Escalate when the outage is visible to users, support demand spikes, or the disruption persists long enough to become a business event rather than a transient glitch. Public communication is also warranted if media coverage or attacker claims are circulating. Use predetermined thresholds so the decision is not improvised under pressure.

Why This Matters for Security Teams

Public escalation of a DDoS incident is not just a communications decision. It affects trust, legal posture, customer support load, executive coordination, and how much operational detail attackers learn from the response. The real challenge is deciding when the event has crossed from transient performance degradation into a business-impacting outage that customers need to hear about directly.

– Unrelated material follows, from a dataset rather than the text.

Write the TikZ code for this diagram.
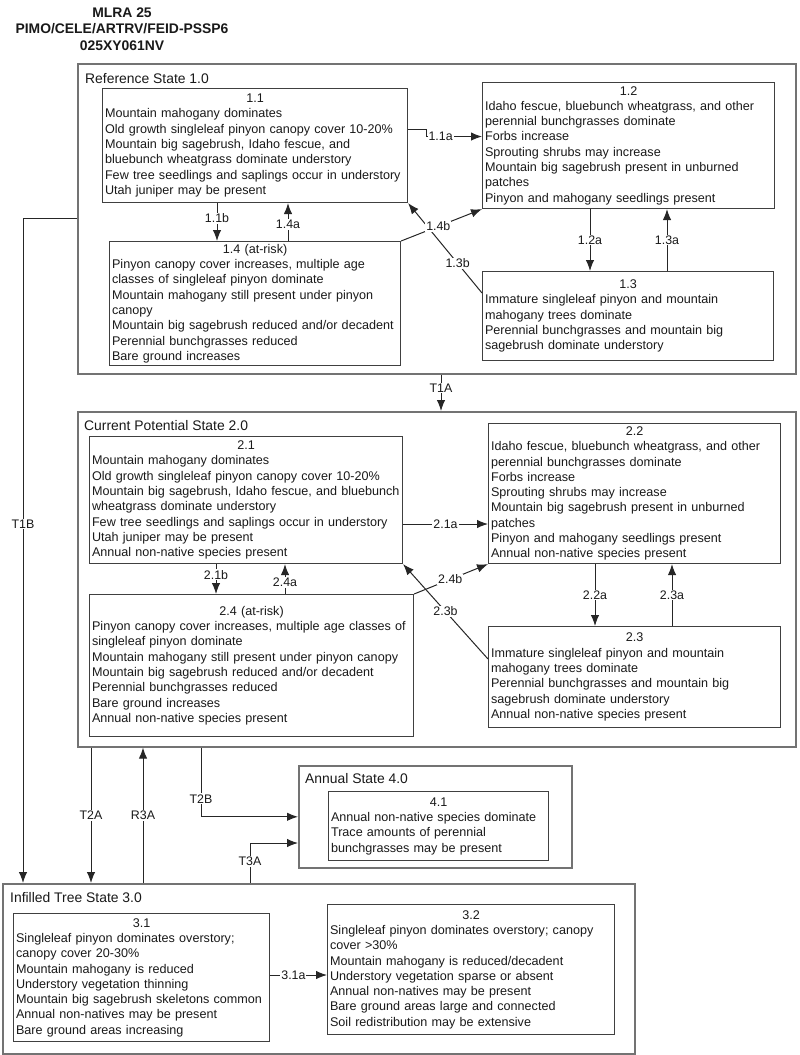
\documentclass[tikz,border=0pt]{standalone}
\usepackage{fontspec}
\setmainfont{Liberation Sans}
\usetikzlibrary{arrows.meta}

\newcommand{\phtitle}[1]{\hfill#1\hfill\null\\}

\tikzset{
  state/.style={draw=black!55, line width=1.6pt, anchor=north west, inner sep=0pt},
  stitle/.style={anchor=north west, inner sep=0pt, text=black!90, font=\fontsize{13.9}{16}\selectfont},
  phase/.style={draw=black!75, line width=1.1pt, anchor=north west, inner xsep=2.5pt, inner ysep=2pt,
    align=left, text=black!90, font=\fontsize{12.6}{15.3}\selectfont},
  lbl/.style={fill=white, inner sep=1pt, text=black!90, font=\fontsize{12.4}{12.4}\selectfont},
  arr/.style={-{Latex[length=11pt,width=8.5pt]}, line width=1pt, draw=black!85},
}

\begin{document}
\begin{tikzpicture}[x=1pt, y=-1pt]
	\useasboundingbox (0,0) rectangle (800,1055);
	% heading
	\node[align=center, font=\bfseries\fontsize{13.9}{16.5}\selectfont, text=black!90] (head) at (122,29)
		{MLRA 25\\PIMO/CELE/ARTRV/FEID-PSSP6\\025XY061NV};

	% states
	\node[state, minimum width=718, minimum height=310] (s1) at (77,63) {};
	\node[state, minimum width=718, minimum height=335] (s2) at (77,411) {};
	\node[state, minimum width=632, minimum height=170] (s3) at (2,883) {};
	\node[state, minimum width=273, minimum height=102] (s4) at (298,765) {};
	\node[stitle] (t1) at ([shift={(8,10)}]s1.north west) {Reference State 1.0};
	\node[stitle] (t2) at ([shift={(7,9)}]s2.north west) {Current Potential State 2.0};
	\node[stitle] (t3) at ([shift={(8,9)}]s3.north west) {Infilled Tree State 3.0};
	\node[stitle] (t4) at ([shift={(7,8)}]s4.north west) {Annual State 4.0};

	% reference state phases
	\node[phase, text width=300, minimum height=114] (p11) at (102,88) {\phtitle{1.1}
		Mountain mahogany dominates\\
		Old growth singleleaf pinyon canopy cover 10-20\%\\
		Mountain big sagebrush, Idaho fescue, and\\
		bluebunch wheatgrass dominate understory\\
		Few tree seedlings and saplings occur in understory\\
		Utah juniper may be present};
	\node[phase, text width=287, minimum height=126] (p12) at (482,82) {\phtitle{1.2}
		Idaho fescue, bluebunch wheatgrass, and other\\
		perennial bunchgrasses dominate\\
		Forbs increase\\
		Sprouting shrubs may increase\\
		Mountain big sagebrush present in unburned\\
		patches\\
		Pinyon and mahogany seedlings present};
	\node[phase, text width=286, minimum height=89] (p13) at (482,271) {\phtitle{1.3}
		Immature singleleaf pinyon and mountain\\
		mahogany trees dominate\\
		Perennial bunchgrasses and mountain big\\
		sagebrush dominate understory};
	\node[phase, text width=286, minimum height=124] (p14) at (109,241) {\phtitle{1.4 (at-risk)}
		Pinyon canopy cover increases, multiple age\\
		classes of singleleaf pinyon dominate\\
		Mountain mahogany still present under pinyon\\
		canopy\\
		Mountain big sagebrush reduced and/or decadent\\
		Perennial bunchgrasses reduced\\
		Bare ground increases};

	% current potential state phases
	\node[phase, text width=308, minimum height=127] (p21) at (89,436) {\phtitle{2.1}
		Mountain mahogany dominates\\
		Old growth singleleaf pinyon canopy cover 10-20\%\\
		Mountain big sagebrush, Idaho fescue, and bluebunch\\
		wheatgrass dominate understory\\
		Few tree seedlings and saplings occur in understory\\
		Utah juniper may be present\\
		Annual non-native species present};
	\node[phase, text width=287, minimum height=140] (p22) at (488,423) {\phtitle{2.2}
		Idaho fescue, bluebunch wheatgrass, and other\\
		perennial bunchgrasses dominate\\
		Forbs increase\\
		Sprouting shrubs may increase\\
		Mountain big sagebrush present in unburned\\
		patches\\
		Pinyon and mahogany seedlings present\\
		Annual non-native species present};
	\node[phase, text width=287, minimum height=101] (p23) at (488,626) {\phtitle{2.3}
		Immature singleleaf pinyon and mountain\\
		mahogany trees dominate\\
		Perennial bunchgrasses and mountain big\\
		sagebrush dominate understory\\
		Annual non-native species present};
	\node[phase, text width=319, minimum height=142] (p24) at (89,594) {\phtitle{2.4 (at-risk)}
		Pinyon canopy cover increases, multiple age classes of\\
		singleleaf pinyon dominate\\
		Mountain mahogany still present under pinyon canopy\\
		Mountain big sagebrush reduced and/or decadent\\
		Perennial bunchgrasses reduced\\
		Bare ground increases\\
		Annual non-native species present};

	% infilled tree and annual state phases
	\node[phase, text width=251, minimum height=128] (p31) at (13,913) {\phtitle{3.1}
		Singleleaf pinyon dominates overstory;\\
		canopy cover 20-30\%\\
		Mountain mahogany is reduced\\
		Understory vegetation thinning\\
		Mountain big sagebrush skeletons common\\
		Annual non-natives may be present\\
		Bare ground areas increasing};
	\node[phase, text width=282, minimum height=130] (p32) at (327,904) {\phtitle{3.2}
		Singleleaf pinyon dominates overstory; canopy\\
		cover >30\%\\
		Mountain mahogany is reduced/decadent\\
		Understory vegetation sparse or absent\\
		Annual non-natives may be present\\
		Bare ground areas large and connected\\
		Soil redistribution may be extensive};
	\node[phase, text width=215, minimum height=69] (p41) at (328,791) {\phtitle{4.1}
		Annual non-native species dominate\\
		Trace amounts of perennial\\
		bunchgrasses may be present};

	% pathways within states
	\draw[arr] ([yshift=16pt]p11.east) -- ++(18,0) |- node[lbl, pos=.63] {1.1a} ([yshift=9pt]p12.west);
	\draw[arr] (p11.south -| 217,0) -- node[lbl, pos=.4] {1.1b} (p14.north -| 217,0);
	\draw[arr] (p14.north -| 288,0) -- node[lbl, pos=.44] {1.4a} (p11.south -| 288,0);
	\draw[arr] (p12.south -| 590,0) -- node[lbl] {1.2a} (p13.north -| 590,0);
	\draw[arr] (p13.north -| 667,0) -- node[lbl] {1.3a} (p12.south -| 667,0);
	\draw[arr] (p13.west |- 0,293) -- node[lbl, pos=.33] {1.3b} (p11.south east);
	\draw[arr] (p14.north east) -- node[lbl, pos=.46] {1.4b} (p12.south west);

	\draw[arr] (p21.east |- 0,524) -- node[lbl] {2.1a} (p22.west |- 0,524);
	\draw[arr] (p21.south -| 216,0) -- node[lbl, pos=.35] {2.1b} (p24.north -| 216,0);
	\draw[arr] (p24.north -| 285,0) -- node[lbl, pos=.38] {2.4a} (p21.south -| 285,0);
	\draw[arr] (p22.south -| 595,0) -- node[lbl] {2.2a} (p23.north -| 595,0);
	\draw[arr] (p23.north -| 672,0) -- node[lbl] {2.3a} (p22.south -| 672,0);
	\draw[arr] (p23.west |- 0,659) -- node[lbl, pos=.5] {2.3b} (p21.south east);
	\draw[arr] (p24.north east) -- node[lbl, pos=.49] {2.4b} (p22.south west);

	\draw[arr] (p31.east |- 0,975) -- node[lbl, pos=.41] {3.1a} (p32.west |- 0,975);

	% transitions between states
	\draw[arr] (s1.south -| 441,0) -- node[lbl, pos=.37] {T1A} (s2.north -| 441,0);
	\draw[arr] (s1.west |- 0,218) -| node[lbl, pos=.73] {T1B} (s3.north -| 23,0);
	\draw[arr] (s2.south -| 91,0) -- node[lbl] {T2A} (s3.north -| 91,0);
	\draw[arr] (s3.north -| 143,0) -- node[lbl] {R3A} (s2.south -| 143,0);
	\draw[arr] (s2.south -| 201,0) |- node[lbl, pos=.37] {T2B} (s4.west);
	\draw[arr] (s3.north -| 250,0) |- node[lbl, pos=.27] {T3A} (s4.west |- 0,843);
\end{tikzpicture}
\end{document}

Security teams often hesitate because they want proof of intent before saying anything. That delay usually works against them. Customers care less about attribution than about whether access is failing, transactions are timing out, or service recovery is uncertain. Current guidance suggests using visible user impact, duration, and support volume as the primary triggers, with attacker claims or media attention as separate escalation signals. This is consistent with the broader incident disclosure discipline reflected in the 52 NHI Breaches Analysis and the operational risk framing in the Ultimate Guide to NHIs — Why NHI Security Matters Now.

In practice, many security teams encounter the need for public escalation only after customers have already inferred the outage from failed logins, stalled payments, or support wait times.

How It Works in Practice

Escalation works best when it is threshold driven rather than improvised. A mature playbook usually separates technical severity from communication severity. A DDoS event may be technically contained at the edge, yet still warrant public notice if it is visibly disrupting service or creating sustained uncertainty for customers.

Teams generally evaluate four factors at runtime: user visibility, duration, breadth of impact, and external narrative risk. User visibility includes whether customers can log in, complete transactions, or reach critical APIs. Duration matters because a brief spike can be handled silently, while a persistent event becomes a business event. Breadth of impact asks whether the issue is isolated to one region, one product, or the entire platform. External narrative risk covers social media, press inquiries, and attacker bragging. The communication decision should be owned jointly by security, incident response, legal, and customer-facing leadership, not improvised by the engineer closest to the pager.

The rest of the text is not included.